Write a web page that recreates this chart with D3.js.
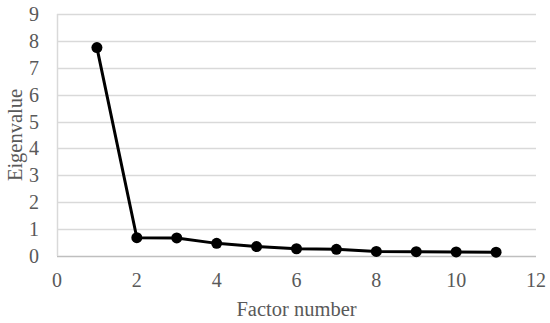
<!DOCTYPE html>
<html>
<head>
<meta charset="utf-8">
<script src="https://cdn.jsdelivr.net/npm/d3@7"></script>
<style>
  body { margin: 0; background: #fff; }
  text { font-family: "Liberation Serif", "Times New Roman", serif; fill: #595959; }
</style>
</head>
<body>
<div id="chart"></div>
<script>
// scree plot values
var factors = [1, 2, 3, 4, 5, 6, 7, 8, 9, 10, 11];
var eigenvalues = [7.75, 0.68, 0.67, 0.47, 0.35, 0.27, 0.25, 0.17, 0.16, 0.15, 0.14];
var xTicks = [0, 2, 4, 6, 8, 10, 12];
var yTicks = [0, 1, 2, 3, 4, 5, 6, 7, 8, 9];

var width = 550, height = 323;
var margin = {top: 14, right: 14, bottom: 67, left: 57};

var svg = d3.select("#chart").append("svg")
  .attr("width", width)
  .attr("height", height);

var x = d3.scaleLinear().domain([0, 12]).range([margin.left, width - margin.right]);
var y = d3.scaleLinear().domain([0, 9]).range([height - margin.bottom, margin.top]);

// gridlines
svg.append("g").selectAll("line")
  .data(yTicks.slice(1))
  .enter().append("line")
  .attr("x1", x(0)).attr("x2", x(12))
  .attr("y1", function(d){ return Math.round(y(d)) + 0.5; })
  .attr("y2", function(d){ return Math.round(y(d)) + 0.5; })
  .attr("stroke", "#d9d9d9").attr("stroke-width", 1.5);

// axis lines
svg.append("line")
  .attr("x1", x(0)).attr("x2", x(12))
  .attr("y1", Math.round(y(0)) + 0.5).attr("y2", Math.round(y(0)) + 0.5)
  .attr("stroke", "#bfbfbf").attr("stroke-width", 1.5);
svg.append("line")
  .attr("x1", Math.round(x(0)) + 0.5).attr("x2", Math.round(x(0)) + 0.5)
  .attr("y1", y(0)).attr("y2", y(9))
  .attr("stroke", "#d9d9d9").attr("stroke-width", 1.5);

// tick labels
svg.append("g").selectAll("text")
  .data(yTicks)
  .enter().append("text")
  .attr("x", x(0) - 18)
  .attr("y", function(d){ return y(d); })
  .attr("dy", "0.35em")
  .attr("text-anchor", "end")
  .style("font-size", "20px")
  .text(function(d){ return d; });

svg.append("g").selectAll("text")
  .data(xTicks)
  .enter().append("text")
  .attr("x", function(d){ return x(d); })
  .attr("y", y(0) + 31)
  .attr("text-anchor", "middle")
  .style("font-size", "20px")
  .text(function(d){ return d; });

// axis titles
svg.append("text")
  .attr("x", (x(0) + x(12)) / 2)
  .attr("y", 316)
  .attr("text-anchor", "middle")
  .style("font-size", "20.5px")
  .text("Factor number");

svg.append("text")
  .attr("transform", "translate(22," + ((y(0) + y(9)) / 2) + ") rotate(-90)")
  .attr("text-anchor", "middle")
  .style("font-size", "20.5px")
  .text("Eigenvalue");

// series
var pts = factors.map(function(f, i){ return [f, eigenvalues[i]]; });
var line = d3.line()
  .x(function(d){ return x(d[0]); })
  .y(function(d){ return y(d[1]); });

svg.append("path")
  .datum(pts)
  .attr("d", line)
  .attr("fill", "none")
  .attr("stroke", "#000")
  .attr("stroke-width", 3)
  .attr("stroke-linejoin", "round");

svg.append("g").selectAll("circle")
  .data(pts)
  .enter().append("circle")
  .attr("cx", function(d){ return x(d[0]); })
  .attr("cy", function(d){ return y(d[1]); })
  .attr("r", 5.5)
  .attr("fill", "#000");
</script>
</body>
</html>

# # # # # # #

◆ **Work required**
Without the images, write out each line of the data verbatim.

◆ **Result of this exercise**
Write a web page that recreates this chart with D3.js.
<!DOCTYPE html>
<html>
<head>
<meta charset="utf-8">
<script src="https://cdn.jsdelivr.net/npm/d3@7"></script>
<style>
  body { margin: 0; background: #fff; }
  text { font-family: "Liberation Serif", "Times New Roman", serif; fill: #595959; }
</style>
</head>
<body>
<div id="chart"></div>
<script>
// scree plot values
var factors = [1, 2, 3, 4, 5, 6, 7, 8, 9, 10, 11];
var eigenvalues = [7.75, 0.68, 0.67, 0.47, 0.35, 0.27, 0.25, 0.17, 0.16, 0.15, 0.14];
var xTicks = [0, 2, 4, 6, 8, 10, 12];
var yTicks = [0, 1, 2, 3, 4, 5, 6, 7, 8, 9];

var width = 550, height = 323;
var margin = {top: 14, right: 14, bottom: 67, left: 57};

var svg = d3.select("#chart").append("svg")
  .attr("width", width)
  .attr("height", height);

var x = d3.scaleLinear().domain([0, 12]).range([margin.left, width - margin.right]);
var y = d3.scaleLinear().domain([0, 9]).range([height - margin.bottom, margin.top]);

// gridlines
svg.append("g").selectAll("line")
  .data(yTicks.slice(1))
  .enter().append("line")
  .attr("x1", x(0)).attr("x2", x(12))
  .attr("y1", function(d){ return Math.round(y(d)) + 0.5; })
  .attr("y2", function(d){ return Math.round(y(d)) + 0.5; })
  .attr("stroke", "#d9d9d9").attr("stroke-width", 1.5);

// axis lines
svg.append("line")
  .attr("x1", x(0)).attr("x2", x(12))
  .attr("y1", Math.round(y(0)) + 0.5).attr("y2", Math.round(y(0)) + 0.5)
  .attr("stroke", "#bfbfbf").attr("stroke-width", 1.5);
svg.append("line")
  .attr("x1", Math.round(x(0)) + 0.5).attr("x2", Math.round(x(0)) + 0.5)
  .attr("y1", y(0)).attr("y2", y(9))
  .attr("stroke", "#d9d9d9").attr("stroke-width", 1.5);

// tick labels
svg.append("g").selectAll("text")
  .data(yTicks)
  .enter().append("text")
  .attr("x", x(0) - 18)
  .attr("y", function(d){ return y(d); })
  .attr("dy", "0.35em")
  .attr("text-anchor", "end")
  .style("font-size", "20px")
  .text(function(d){ return d; });

svg.append("g").selectAll("text")
  .data(xTicks)
  .enter().append("text")
  .attr("x", function(d){ return x(d); })
  .attr("y", y(0) + 31)
  .attr("text-anchor", "middle")
  .style("font-size", "20px")
  .text(function(d){ return d; });

// axis titles
svg.append("text")
  .attr("x", (x(0) + x(12)) / 2)
  .attr("y", 316)
  .attr("text-anchor", "middle")
  .style("font-size", "20.5px")
  .text("Factor number");

svg.append("text")
  .attr("transform", "translate(22," + ((y(0) + y(9)) / 2) + ") rotate(-90)")
  .attr("text-anchor", "middle")
  .style("font-size", "20.5px")
  .text("Eigenvalue");

// series
var pts = factors.map(function(f, i){ return [f, eigenvalues[i]]; });
var line = d3.line()
  .x(function(d){ return x(d[0]); })
  .y(function(d){ return y(d[1]); });

svg.append("path")
  .datum(pts)
  .attr("d", line)
  .attr("fill", "none")
  .attr("stroke", "#000")
  .attr("stroke-width", 3)
  .attr("stroke-linejoin", "round");

svg.append("g").selectAll("circle")
  .data(pts)
  .enter().append("circle")
  .attr("cx", function(d){ return x(d[0]); })
  .attr("cy", function(d){ return y(d[1]); })
  .attr("r", 5.5)
  .attr("fill", "#000");
</script>
</body>
</html>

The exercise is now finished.